* Begin Exercise materials *

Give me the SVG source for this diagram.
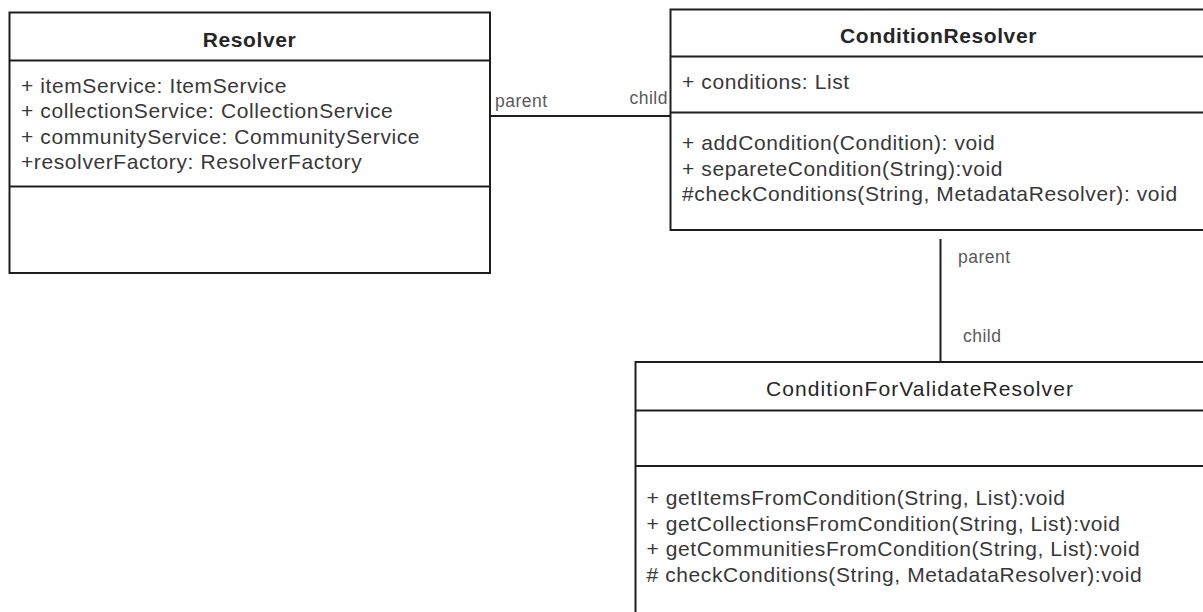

* End Exercise materials *
* Begin Exercise materials *

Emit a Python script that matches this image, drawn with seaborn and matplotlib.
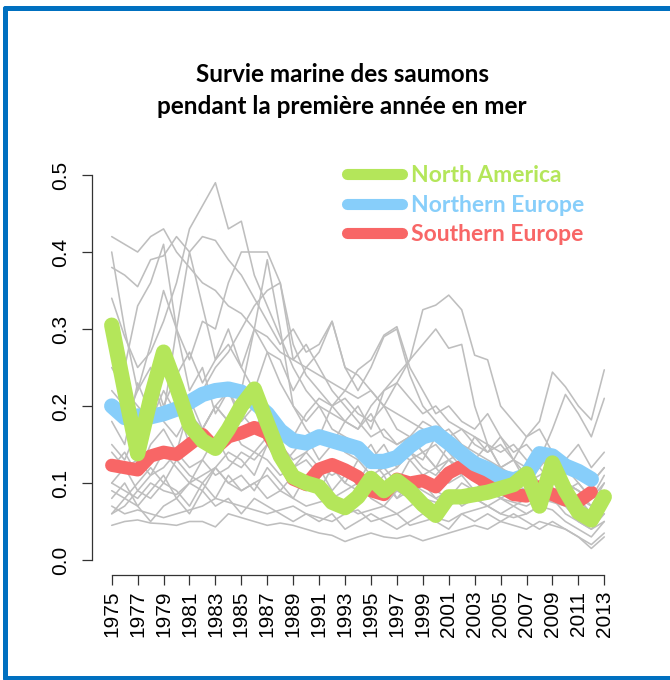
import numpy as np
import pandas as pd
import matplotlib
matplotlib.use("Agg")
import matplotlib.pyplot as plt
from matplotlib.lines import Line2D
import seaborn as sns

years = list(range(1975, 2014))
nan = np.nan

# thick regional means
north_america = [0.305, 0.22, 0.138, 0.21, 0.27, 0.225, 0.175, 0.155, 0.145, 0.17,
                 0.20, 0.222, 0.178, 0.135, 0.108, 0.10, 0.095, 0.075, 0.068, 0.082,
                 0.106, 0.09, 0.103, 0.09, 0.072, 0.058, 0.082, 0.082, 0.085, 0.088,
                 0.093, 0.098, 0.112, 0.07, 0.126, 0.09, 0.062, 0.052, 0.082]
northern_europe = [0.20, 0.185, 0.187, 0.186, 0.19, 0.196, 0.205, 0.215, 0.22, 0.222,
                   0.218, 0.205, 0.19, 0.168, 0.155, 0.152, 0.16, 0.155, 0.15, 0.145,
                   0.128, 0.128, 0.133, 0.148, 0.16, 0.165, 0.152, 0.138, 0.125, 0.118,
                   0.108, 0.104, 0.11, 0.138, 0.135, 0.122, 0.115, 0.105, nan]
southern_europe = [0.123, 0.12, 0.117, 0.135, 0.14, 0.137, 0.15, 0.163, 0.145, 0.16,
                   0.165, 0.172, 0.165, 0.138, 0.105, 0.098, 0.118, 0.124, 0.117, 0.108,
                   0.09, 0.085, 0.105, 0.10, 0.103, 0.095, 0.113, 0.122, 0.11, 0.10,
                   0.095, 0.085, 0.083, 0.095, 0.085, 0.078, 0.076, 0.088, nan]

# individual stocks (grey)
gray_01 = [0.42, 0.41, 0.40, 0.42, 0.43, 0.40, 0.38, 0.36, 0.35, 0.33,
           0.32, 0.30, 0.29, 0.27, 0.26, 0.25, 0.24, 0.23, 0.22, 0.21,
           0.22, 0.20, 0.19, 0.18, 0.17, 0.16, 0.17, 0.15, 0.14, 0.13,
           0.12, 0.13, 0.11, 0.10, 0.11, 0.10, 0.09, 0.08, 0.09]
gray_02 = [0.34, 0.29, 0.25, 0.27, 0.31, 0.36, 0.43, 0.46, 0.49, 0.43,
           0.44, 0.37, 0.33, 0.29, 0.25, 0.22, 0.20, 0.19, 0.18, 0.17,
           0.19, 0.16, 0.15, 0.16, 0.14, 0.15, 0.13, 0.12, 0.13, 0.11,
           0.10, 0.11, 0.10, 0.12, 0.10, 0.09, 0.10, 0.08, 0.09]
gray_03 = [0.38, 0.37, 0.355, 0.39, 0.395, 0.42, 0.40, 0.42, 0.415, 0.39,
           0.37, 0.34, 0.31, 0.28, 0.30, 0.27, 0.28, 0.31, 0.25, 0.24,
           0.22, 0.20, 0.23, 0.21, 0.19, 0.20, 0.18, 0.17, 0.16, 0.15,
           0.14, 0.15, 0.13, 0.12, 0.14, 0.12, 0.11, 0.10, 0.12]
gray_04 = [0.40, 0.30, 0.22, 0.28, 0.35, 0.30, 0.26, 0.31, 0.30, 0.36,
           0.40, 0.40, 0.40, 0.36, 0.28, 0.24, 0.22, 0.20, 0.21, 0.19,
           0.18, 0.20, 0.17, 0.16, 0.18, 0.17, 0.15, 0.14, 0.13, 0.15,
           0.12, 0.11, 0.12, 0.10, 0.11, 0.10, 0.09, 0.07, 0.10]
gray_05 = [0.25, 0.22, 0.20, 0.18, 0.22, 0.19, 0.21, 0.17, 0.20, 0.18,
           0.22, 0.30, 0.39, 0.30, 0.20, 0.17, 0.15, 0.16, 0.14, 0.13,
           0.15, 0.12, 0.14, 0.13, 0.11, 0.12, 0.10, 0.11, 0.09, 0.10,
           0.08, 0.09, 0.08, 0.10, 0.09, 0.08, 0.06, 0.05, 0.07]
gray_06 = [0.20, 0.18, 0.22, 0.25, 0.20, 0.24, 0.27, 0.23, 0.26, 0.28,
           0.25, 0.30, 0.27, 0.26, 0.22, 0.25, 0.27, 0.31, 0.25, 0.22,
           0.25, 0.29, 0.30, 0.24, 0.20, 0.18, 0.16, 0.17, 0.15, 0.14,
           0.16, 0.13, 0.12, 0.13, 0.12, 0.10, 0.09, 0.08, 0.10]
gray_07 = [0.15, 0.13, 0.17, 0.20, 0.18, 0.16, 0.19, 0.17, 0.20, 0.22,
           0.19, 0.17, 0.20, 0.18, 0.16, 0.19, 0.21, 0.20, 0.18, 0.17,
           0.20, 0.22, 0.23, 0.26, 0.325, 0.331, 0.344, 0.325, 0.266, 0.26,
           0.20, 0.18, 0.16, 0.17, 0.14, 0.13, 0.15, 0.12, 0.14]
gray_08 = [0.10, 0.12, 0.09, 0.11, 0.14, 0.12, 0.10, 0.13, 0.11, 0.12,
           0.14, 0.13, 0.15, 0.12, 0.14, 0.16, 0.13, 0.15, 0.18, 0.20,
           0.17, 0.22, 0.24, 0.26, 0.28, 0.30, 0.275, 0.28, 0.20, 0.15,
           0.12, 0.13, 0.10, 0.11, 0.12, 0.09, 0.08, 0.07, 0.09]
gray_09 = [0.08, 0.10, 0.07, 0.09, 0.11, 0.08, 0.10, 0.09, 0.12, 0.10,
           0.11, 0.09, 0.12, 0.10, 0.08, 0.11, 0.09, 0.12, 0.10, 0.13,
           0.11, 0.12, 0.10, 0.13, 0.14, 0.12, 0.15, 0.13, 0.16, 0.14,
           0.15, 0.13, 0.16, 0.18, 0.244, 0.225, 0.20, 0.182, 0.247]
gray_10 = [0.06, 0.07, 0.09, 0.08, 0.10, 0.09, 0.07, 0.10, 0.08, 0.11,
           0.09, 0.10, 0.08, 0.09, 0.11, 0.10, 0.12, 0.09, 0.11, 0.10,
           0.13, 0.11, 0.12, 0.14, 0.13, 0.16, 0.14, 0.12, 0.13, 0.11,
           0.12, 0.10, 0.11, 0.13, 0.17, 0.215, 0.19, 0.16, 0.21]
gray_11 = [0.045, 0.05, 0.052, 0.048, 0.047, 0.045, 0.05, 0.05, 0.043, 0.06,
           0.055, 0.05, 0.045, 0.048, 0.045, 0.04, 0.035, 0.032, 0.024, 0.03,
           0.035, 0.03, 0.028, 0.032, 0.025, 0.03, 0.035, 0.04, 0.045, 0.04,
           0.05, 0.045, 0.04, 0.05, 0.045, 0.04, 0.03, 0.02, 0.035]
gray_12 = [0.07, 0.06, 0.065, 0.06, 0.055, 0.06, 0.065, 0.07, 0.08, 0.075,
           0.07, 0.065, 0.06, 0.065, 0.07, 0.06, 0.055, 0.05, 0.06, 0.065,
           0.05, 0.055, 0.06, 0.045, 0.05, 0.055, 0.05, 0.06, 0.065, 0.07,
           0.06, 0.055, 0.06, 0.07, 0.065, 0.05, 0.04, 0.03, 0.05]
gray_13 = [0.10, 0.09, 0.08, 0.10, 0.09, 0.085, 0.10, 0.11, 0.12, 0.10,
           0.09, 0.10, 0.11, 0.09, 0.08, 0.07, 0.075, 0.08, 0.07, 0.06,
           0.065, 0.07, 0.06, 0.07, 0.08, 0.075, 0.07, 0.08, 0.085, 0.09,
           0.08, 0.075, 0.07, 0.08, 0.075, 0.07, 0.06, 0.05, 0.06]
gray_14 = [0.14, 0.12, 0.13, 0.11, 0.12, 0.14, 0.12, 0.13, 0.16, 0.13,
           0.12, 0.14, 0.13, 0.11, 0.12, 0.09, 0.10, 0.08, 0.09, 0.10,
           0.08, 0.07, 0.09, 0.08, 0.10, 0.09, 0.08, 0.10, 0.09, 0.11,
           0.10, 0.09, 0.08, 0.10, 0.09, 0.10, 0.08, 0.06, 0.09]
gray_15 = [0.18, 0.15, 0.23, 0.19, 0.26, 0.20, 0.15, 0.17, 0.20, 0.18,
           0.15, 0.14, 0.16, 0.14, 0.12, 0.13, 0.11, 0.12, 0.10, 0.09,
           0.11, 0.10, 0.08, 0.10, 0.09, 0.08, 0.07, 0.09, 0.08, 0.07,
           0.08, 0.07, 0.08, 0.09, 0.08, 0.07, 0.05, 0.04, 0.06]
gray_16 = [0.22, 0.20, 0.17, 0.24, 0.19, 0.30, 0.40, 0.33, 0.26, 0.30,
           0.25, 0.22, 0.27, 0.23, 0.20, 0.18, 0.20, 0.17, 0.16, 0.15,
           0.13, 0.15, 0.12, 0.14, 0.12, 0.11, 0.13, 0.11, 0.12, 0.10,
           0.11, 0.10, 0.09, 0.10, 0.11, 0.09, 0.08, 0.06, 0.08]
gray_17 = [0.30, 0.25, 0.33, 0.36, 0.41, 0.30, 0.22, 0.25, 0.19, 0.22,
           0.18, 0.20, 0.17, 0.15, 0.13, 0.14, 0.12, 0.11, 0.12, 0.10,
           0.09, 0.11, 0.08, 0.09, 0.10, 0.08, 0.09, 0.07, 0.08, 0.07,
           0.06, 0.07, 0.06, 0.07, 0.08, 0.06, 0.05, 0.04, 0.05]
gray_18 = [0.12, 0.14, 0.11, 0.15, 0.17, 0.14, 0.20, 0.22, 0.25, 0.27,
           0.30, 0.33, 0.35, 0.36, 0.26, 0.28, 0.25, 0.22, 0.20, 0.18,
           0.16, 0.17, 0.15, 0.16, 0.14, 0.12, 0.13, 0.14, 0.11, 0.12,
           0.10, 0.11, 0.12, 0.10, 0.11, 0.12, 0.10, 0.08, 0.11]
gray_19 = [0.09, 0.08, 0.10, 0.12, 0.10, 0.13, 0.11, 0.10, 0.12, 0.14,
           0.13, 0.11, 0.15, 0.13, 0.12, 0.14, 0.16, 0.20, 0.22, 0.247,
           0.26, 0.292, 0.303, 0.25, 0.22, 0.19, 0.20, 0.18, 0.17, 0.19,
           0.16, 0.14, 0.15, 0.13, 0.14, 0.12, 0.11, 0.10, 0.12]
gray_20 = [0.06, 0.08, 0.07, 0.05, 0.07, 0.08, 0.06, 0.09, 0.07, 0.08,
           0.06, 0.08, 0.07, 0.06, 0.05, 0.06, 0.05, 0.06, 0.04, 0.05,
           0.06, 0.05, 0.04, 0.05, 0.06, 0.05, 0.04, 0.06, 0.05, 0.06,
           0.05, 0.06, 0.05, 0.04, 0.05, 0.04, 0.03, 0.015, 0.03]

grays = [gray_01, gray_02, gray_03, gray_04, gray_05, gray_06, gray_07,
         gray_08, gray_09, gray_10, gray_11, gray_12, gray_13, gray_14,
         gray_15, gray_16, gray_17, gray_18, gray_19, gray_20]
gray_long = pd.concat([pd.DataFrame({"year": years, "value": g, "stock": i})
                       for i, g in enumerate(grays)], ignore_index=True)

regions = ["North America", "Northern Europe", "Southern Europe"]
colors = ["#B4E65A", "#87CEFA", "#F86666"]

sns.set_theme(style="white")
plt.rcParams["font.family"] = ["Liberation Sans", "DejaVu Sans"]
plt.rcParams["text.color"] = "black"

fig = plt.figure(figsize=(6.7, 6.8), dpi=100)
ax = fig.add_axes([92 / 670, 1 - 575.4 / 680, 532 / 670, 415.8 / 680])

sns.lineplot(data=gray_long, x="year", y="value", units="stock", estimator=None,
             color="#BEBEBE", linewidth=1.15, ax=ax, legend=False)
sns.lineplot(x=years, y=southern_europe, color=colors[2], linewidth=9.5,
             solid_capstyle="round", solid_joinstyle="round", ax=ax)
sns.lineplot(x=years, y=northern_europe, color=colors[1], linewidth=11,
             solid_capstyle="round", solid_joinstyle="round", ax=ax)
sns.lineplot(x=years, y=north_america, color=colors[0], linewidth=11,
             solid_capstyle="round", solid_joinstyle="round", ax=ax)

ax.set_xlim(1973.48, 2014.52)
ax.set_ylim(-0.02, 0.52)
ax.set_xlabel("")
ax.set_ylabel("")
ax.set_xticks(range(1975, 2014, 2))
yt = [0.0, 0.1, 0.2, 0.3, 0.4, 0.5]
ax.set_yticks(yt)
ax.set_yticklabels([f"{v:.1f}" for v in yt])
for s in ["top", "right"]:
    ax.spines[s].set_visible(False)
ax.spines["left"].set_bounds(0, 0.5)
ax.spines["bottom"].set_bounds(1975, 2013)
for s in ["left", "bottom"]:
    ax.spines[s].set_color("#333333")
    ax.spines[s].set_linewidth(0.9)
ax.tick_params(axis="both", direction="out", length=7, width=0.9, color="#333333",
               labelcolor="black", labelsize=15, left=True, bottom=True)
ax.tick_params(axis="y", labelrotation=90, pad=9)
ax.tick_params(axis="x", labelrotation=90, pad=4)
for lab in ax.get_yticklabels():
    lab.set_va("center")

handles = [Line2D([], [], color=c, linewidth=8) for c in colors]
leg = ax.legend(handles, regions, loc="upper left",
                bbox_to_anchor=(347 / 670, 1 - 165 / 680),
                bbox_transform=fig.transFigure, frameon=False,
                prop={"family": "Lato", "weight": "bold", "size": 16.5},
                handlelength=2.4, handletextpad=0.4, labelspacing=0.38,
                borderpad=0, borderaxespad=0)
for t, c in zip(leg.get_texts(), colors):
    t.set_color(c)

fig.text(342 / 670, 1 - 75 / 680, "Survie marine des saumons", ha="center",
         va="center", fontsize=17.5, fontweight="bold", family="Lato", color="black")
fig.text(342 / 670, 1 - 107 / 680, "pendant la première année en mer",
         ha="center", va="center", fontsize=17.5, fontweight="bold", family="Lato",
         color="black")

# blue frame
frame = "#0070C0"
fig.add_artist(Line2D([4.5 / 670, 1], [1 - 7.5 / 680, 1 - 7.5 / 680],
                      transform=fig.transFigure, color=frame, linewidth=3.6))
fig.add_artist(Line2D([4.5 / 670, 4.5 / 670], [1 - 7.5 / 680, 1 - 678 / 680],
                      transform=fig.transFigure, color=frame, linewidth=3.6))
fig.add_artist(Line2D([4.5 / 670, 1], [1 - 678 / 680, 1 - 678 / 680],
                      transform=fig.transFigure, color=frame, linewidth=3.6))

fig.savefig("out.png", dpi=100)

* End Exercise materials *

● Task requirements
Without the pictures, write out exactly the lines from the one that has "Emit a Python" down to the one that has "nan = np.nan", both included.

● Exercise solution
Emit a Python script that matches this image, drawn with seaborn and matplotlib.
import numpy as np
import pandas as pd
import matplotlib
matplotlib.use("Agg")
import matplotlib.pyplot as plt
from matplotlib.lines import Line2D
import seaborn as sns

years = list(range(1975, 2014))
nan = np.nan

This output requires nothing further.